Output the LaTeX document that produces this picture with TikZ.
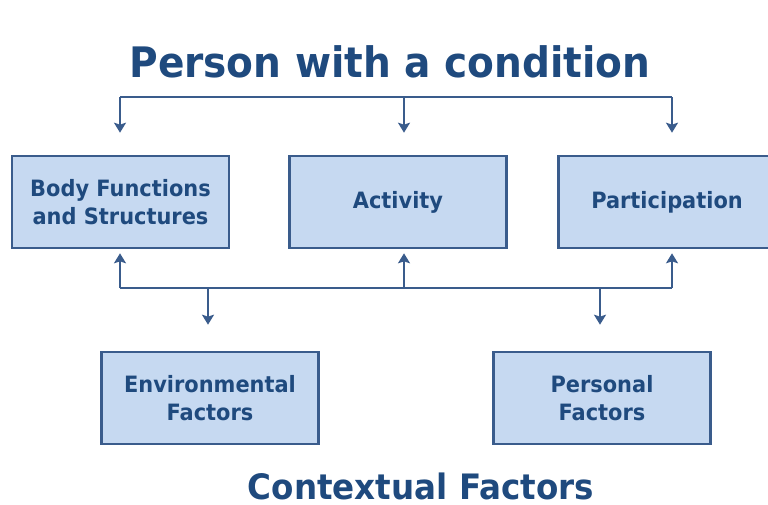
\documentclass[tikz,border=0pt]{standalone}
\usepackage{fontspec}
\setmainfont{DejaVu Sans}[FakeStretch=0.93]
\usetikzlibrary{arrows.meta}

\definecolor{icfnavy}{HTML}{1F4A7E}
\definecolor{icfline}{HTML}{3A5C8C}
\definecolor{icffill}{HTML}{C6D9F1}

\tikzset{
  icfbox/.style={draw=icfline, fill=icffill, line width=2.6pt,
    minimum width=217pt, minimum height=92pt, align=center,
    text=icfnavy, font=\bfseries\fontsize{22.5}{27.5}\selectfont},
  heading/.style={anchor=base, inner sep=0pt, text=icfnavy},
  link/.style={draw=icfline, line width=2.4pt}
}

\begin{document}
\begin{tikzpicture}[x=1pt,y=-1pt,>={Stealth[length=10pt,width=12pt,inset=2pt]}]
  \useasboundingbox (0,0) rectangle (768,504);

  % headings
  \node[heading,font=\bfseries\fontsize{42}{46}\selectfont] (person) at (390,77) {Person with a condition};
  \node[heading,font=\bfseries\fontsize{35}{40}\selectfont] (context) at (421,499) {Contextual Factors};

  % the three components
  \node[icfbox] (body) at (120.5,202) {Body Functions\\and Structures};
  \node[icfbox] (act)  at (398,202)   {Activity};
  \node[icfbox] (part) at (667,202)   {Participation};

  % contextual factors
  \node[icfbox] (env)  at (210,398) {Environmental\\Factors};
  \node[icfbox] (pers) at (602,398) {Personal\\Factors};

  % top bus and its drops
  \coordinate (tl) at (120,97);
  \coordinate (tm) at (404,97);
  \coordinate (tr) at (672,97);
  \draw[link] (tl) -- (tr);
  \draw[link,->,shorten >=22pt] (tl) -- (tl |- body.north);
  \draw[link,->,shorten >=22pt] (tm) -- (tm |- act.north);
  \draw[link,->,shorten >=22pt] (tr) -- (tr |- part.north);

  % lower bus, up into the components
  \coordinate (bl) at (120,288);
  \coordinate (bm) at (404,288);
  \coordinate (br) at (672,288);
  \draw[link] (bl) -- (br);
  \draw[link,->,shorten >=4pt] (bl) -- (bl |- body.south);
  \draw[link,->,shorten >=4pt] (bm) -- (bm |- act.south);
  \draw[link,->,shorten >=4pt] (br) -- (br |- part.south);

  % down to the contextual factors
  \coordinate (be) at (208,288);
  \coordinate (bp) at (600,288);
  \draw[link,->,shorten >=26pt] (be) -- (be |- env.north);
  \draw[link,->,shorten >=26pt] (bp) -- (bp |- pers.north);
\end{tikzpicture}
\end{document}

^^^^^^^^

Written instruction: Print the listing above in full, exactly as written. Omit any pictures.

Solved problem:
Output the LaTeX document that produces this picture with TikZ.
\documentclass[tikz,border=0pt]{standalone}
\usepackage{fontspec}
\setmainfont{DejaVu Sans}[FakeStretch=0.93]
\usetikzlibrary{arrows.meta}

\definecolor{icfnavy}{HTML}{1F4A7E}
\definecolor{icfline}{HTML}{3A5C8C}
\definecolor{icffill}{HTML}{C6D9F1}

\tikzset{
  icfbox/.style={draw=icfline, fill=icffill, line width=2.6pt,
    minimum width=217pt, minimum height=92pt, align=center,
    text=icfnavy, font=\bfseries\fontsize{22.5}{27.5}\selectfont},
  heading/.style={anchor=base, inner sep=0pt, text=icfnavy},
  link/.style={draw=icfline, line width=2.4pt}
}

\begin{document}
\begin{tikzpicture}[x=1pt,y=-1pt,>={Stealth[length=10pt,width=12pt,inset=2pt]}]
  \useasboundingbox (0,0) rectangle (768,504);

  % headings
  \node[heading,font=\bfseries\fontsize{42}{46}\selectfont] (person) at (390,77) {Person with a condition};
  \node[heading,font=\bfseries\fontsize{35}{40}\selectfont] (context) at (421,499) {Contextual Factors};

  % the three components
  \node[icfbox] (body) at (120.5,202) {Body Functions\\and Structures};
  \node[icfbox] (act)  at (398,202)   {Activity};
  \node[icfbox] (part) at (667,202)   {Participation};

  % contextual factors
  \node[icfbox] (env)  at (210,398) {Environmental\\Factors};
  \node[icfbox] (pers) at (602,398) {Personal\\Factors};

  % top bus and its drops
  \coordinate (tl) at (120,97);
  \coordinate (tm) at (404,97);
  \coordinate (tr) at (672,97);
  \draw[link] (tl) -- (tr);
  \draw[link,->,shorten >=22pt] (tl) -- (tl |- body.north);
  \draw[link,->,shorten >=22pt] (tm) -- (tm |- act.north);
  \draw[link,->,shorten >=22pt] (tr) -- (tr |- part.north);

  % lower bus, up into the components
  \coordinate (bl) at (120,288);
  \coordinate (bm) at (404,288);
  \coordinate (br) at (672,288);
  \draw[link] (bl) -- (br);
  \draw[link,->,shorten >=4pt] (bl) -- (bl |- body.south);
  \draw[link,->,shorten >=4pt] (bm) -- (bm |- act.south);
  \draw[link,->,shorten >=4pt] (br) -- (br |- part.south);

  % down to the contextual factors
  \coordinate (be) at (208,288);
  \coordinate (bp) at (600,288);
  \draw[link,->,shorten >=26pt] (be) -- (be |- env.north);
  \draw[link,->,shorten >=26pt] (bp) -- (bp |- pers.north);
\end{tikzpicture}
\end{document}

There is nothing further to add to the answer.